What is asked
Reproduce nothing but the lines from the start of the material through the line that includes "todo, fill=indyellow] (battsafety)", both ends included, and omit every picture.

Supplied information
--------------------------------

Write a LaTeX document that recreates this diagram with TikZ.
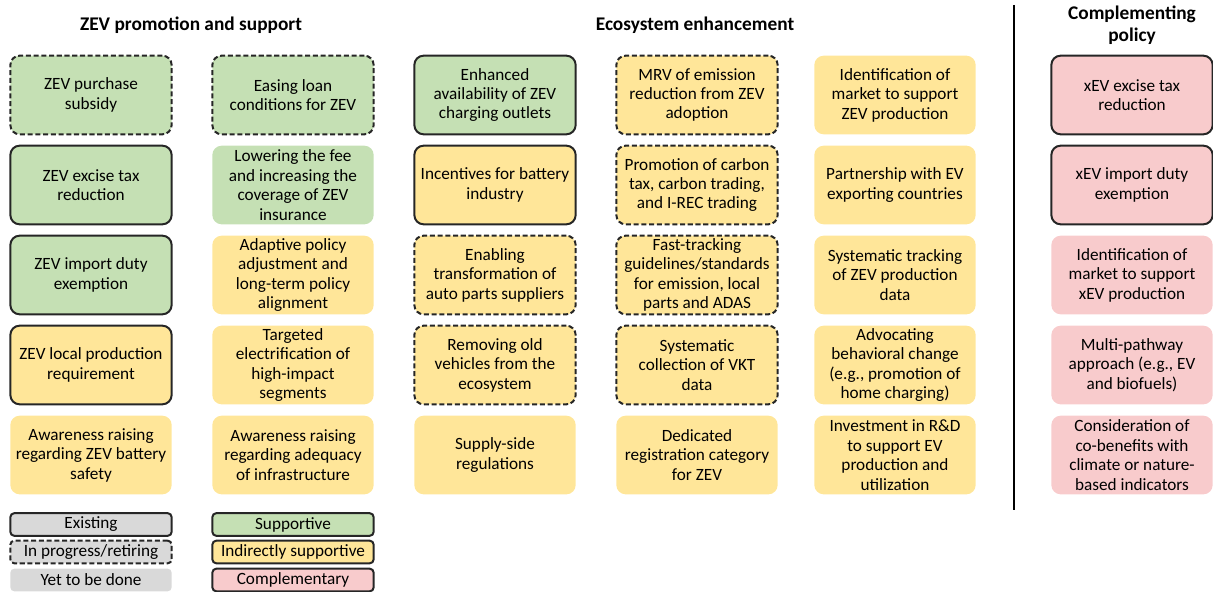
\documentclass[tikz,border=0pt]{standalone}
\usepackage{fontspec}
\setmainfont{Carlito}
\definecolor{supgreen}{RGB}{197,224,180}
\definecolor{indyellow}{RGB}{255,230,153}
\definecolor{comppink}{RGB}{248,203,204}
\definecolor{todogrey}{RGB}{217,217,217}

\tikzset{
  policy/.style={rectangle, rounded corners=7pt, minimum width=121pt, minimum height=59pt,
    align=center, font=\fontsize{12.9}{14.6}\selectfont, inner sep=1pt},
  existing/.style={draw=black!85, line width=1.5pt},
  inprogress/.style={draw=black!85, line width=1.5pt, dash pattern=on 3.8pt off 2pt},
  todo/.style={draw=none},
  legend/.style={rectangle, rounded corners=3pt, minimum width=121pt, minimum height=17pt,
    inner sep=0pt, font=\fontsize{12.9}{14}\selectfont},
  header/.style={font=\bfseries\fontsize{14.5}{16.5}\selectfont, align=center}
}

\begin{document}
\begin{tikzpicture}[x=0.75pt,y=-0.75pt]
  \useasboundingbox (0,0) rectangle (1213,592);

  % headers
  \node[header] (hpromo) at (191,25) {ZEV promotion and support};
  \node[header] (heco) at (695,25) {Ecosystem enhancement};
  \node[header] (hcomp) at (1132,25) {Complementing\\policy};
  \draw[line width=1.3pt] (1014,5) -- (1014,510);

  % ZEV promotion and support
  \node[policy, inprogress, fill=supgreen] (subsidy) at (91,95) {ZEV purchase\\subsidy};
  \node[policy, existing, fill=supgreen] (excise) at (91,185) {ZEV excise tax\\reduction};
  \node[policy, existing, fill=supgreen] (import) at (91,275) {ZEV import duty\\exemption};
  \node[policy, existing, fill=indyellow] (localprod) at (91,365) {ZEV local production\\requirement};
  \node[policy, todo, fill=indyellow] (battsafety) at (91,455) {Awareness raising\\regarding ZEV battery\\safety};

  \node[policy, inprogress, fill=supgreen] (loan) at (293,95) {Easing loan\\conditions for ZEV};
  \node[policy, todo, fill=supgreen] (insurance) at (293,185) {Lowering the fee\\and increasing the\\coverage of ZEV\\insurance};
  \node[policy, todo, fill=indyellow] (adaptive) at (293,275) {Adaptive policy\\adjustment and\\long-term policy\\alignment};
  \node[policy, todo, fill=indyellow] (targeted) at (293,365) {Targeted\\electrification of\\high-impact\\segments};
  \node[policy, todo, fill=indyellow] (infra) at (293,455) {Awareness raising\\regarding adequacy\\of infrastructure};

  % Ecosystem enhancement
  \node[policy, existing, fill=supgreen] (charging) at (495,95) {Enhanced\\availability of ZEV\\charging outlets};
  \node[policy, existing, fill=indyellow] (battery) at (495,185) {Incentives for battery\\industry};
  \node[policy, inprogress, fill=indyellow] (autoparts) at (495,275) {Enabling\\transformation of\\auto parts suppliers};
  \node[policy, inprogress, fill=indyellow] (oldveh) at (495,365) {Removing old\\vehicles from the\\ecosystem};
  \node[policy, todo, fill=indyellow] (supply) at (495,455) {Supply-side\\regulations};

  \node[policy, inprogress, fill=indyellow] (mrv) at (697,95) {MRV of emission\\reduction from ZEV\\adoption};
  \node[policy, inprogress, fill=indyellow] (carbon) at (697,185) {Promotion of carbon\\tax, carbon trading,\\and I-REC trading};
  \node[policy, inprogress, fill=indyellow] (fasttrack) at (697,275) {Fast-tracking\\guidelines/standards\\for emission, local\\parts and ADAS};
  \node[policy, inprogress, fill=indyellow] (vkt) at (697,365) {Systematic\\collection of VKT\\data};
  \node[policy, todo, fill=indyellow] (registration) at (697,455) {Dedicated\\registration category\\for ZEV};

  \node[policy, todo, fill=indyellow] (market) at (895,95) {Identification of\\market to support\\ZEV production};
  \node[policy, todo, fill=indyellow] (partner) at (895,185) {Partnership with EV\\exporting countries};
  \node[policy, todo, fill=indyellow] (tracking) at (895,275) {Systematic tracking\\of ZEV production\\data};
  \node[policy, todo, fill=indyellow] (behavior) at (895,365) {Advocating\\behavioral change\\(e.g., promotion of\\home charging)};
  \node[policy, todo, fill=indyellow] (rnd) at (895,455) {Investment in R\&D\\to support EV\\production and\\utilization};

  % Complementing policy
  \node[policy, existing, fill=comppink] (xexcise) at (1132,95) {xEV excise tax\\reduction};
  \node[policy, existing, fill=comppink] (ximport) at (1132,185) {xEV import duty\\exemption};
  \node[policy, todo, fill=comppink] (xmarket) at (1132,275) {Identification of\\market to support\\xEV production};
  \node[policy, todo, fill=comppink] (multipath) at (1132,365) {Multi-pathway\\approach (e.g., EV\\and biofuels)};
  \node[policy, todo, fill=comppink] (cobenefit) at (1132,455) {Consideration of\\co-benefits with\\climate or nature-\\based indicators};

  % legend
  \node[legend, existing, fill=todogrey] (lexist) at (91,524.5) {Existing};
  \node[legend, inprogress, fill=todogrey] (lprog) at (91,552) {In progress/retiring};
  \node[legend, todo, fill=todogrey] (ltodo) at (91,580) {Yet to be done};
  \node[legend, existing, fill=supgreen] (lsup) at (293,524.5) {Supportive};
  \node[legend, existing, fill=indyellow] (lind) at (293,552) {Indirectly supportive};
  \node[legend, existing, fill=comppink] (lcomp) at (293,580) {Complementary};
\end{tikzpicture}
\end{document}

--------------------------------

Solution for this problem
Write a LaTeX document that recreates this diagram with TikZ.
\documentclass[tikz,border=0pt]{standalone}
\usepackage{fontspec}
\setmainfont{Carlito}
\definecolor{supgreen}{RGB}{197,224,180}
\definecolor{indyellow}{RGB}{255,230,153}
\definecolor{comppink}{RGB}{248,203,204}
\definecolor{todogrey}{RGB}{217,217,217}

\tikzset{
  policy/.style={rectangle, rounded corners=7pt, minimum width=121pt, minimum height=59pt,
    align=center, font=\fontsize{12.9}{14.6}\selectfont, inner sep=1pt},
  existing/.style={draw=black!85, line width=1.5pt},
  inprogress/.style={draw=black!85, line width=1.5pt, dash pattern=on 3.8pt off 2pt},
  todo/.style={draw=none},
  legend/.style={rectangle, rounded corners=3pt, minimum width=121pt, minimum height=17pt,
    inner sep=0pt, font=\fontsize{12.9}{14}\selectfont},
  header/.style={font=\bfseries\fontsize{14.5}{16.5}\selectfont, align=center}
}

\begin{document}
\begin{tikzpicture}[x=0.75pt,y=-0.75pt]
  \useasboundingbox (0,0) rectangle (1213,592);

  % headers
  \node[header] (hpromo) at (191,25) {ZEV promotion and support};
  \node[header] (heco) at (695,25) {Ecosystem enhancement};
  \node[header] (hcomp) at (1132,25) {Complementing\\policy};
  \draw[line width=1.3pt] (1014,5) -- (1014,510);

  % ZEV promotion and support
  \node[policy, inprogress, fill=supgreen] (subsidy) at (91,95) {ZEV purchase\\subsidy};
  \node[policy, existing, fill=supgreen] (excise) at (91,185) {ZEV excise tax\\reduction};
  \node[policy, existing, fill=supgreen] (import) at (91,275) {ZEV import duty\\exemption};
  \node[policy, existing, fill=indyellow] (localprod) at (91,365) {ZEV local production\\requirement};
  \node[policy, todo, fill=indyellow] (battsafety) at (91,455) {Awareness raising\\regarding ZEV battery\\safety};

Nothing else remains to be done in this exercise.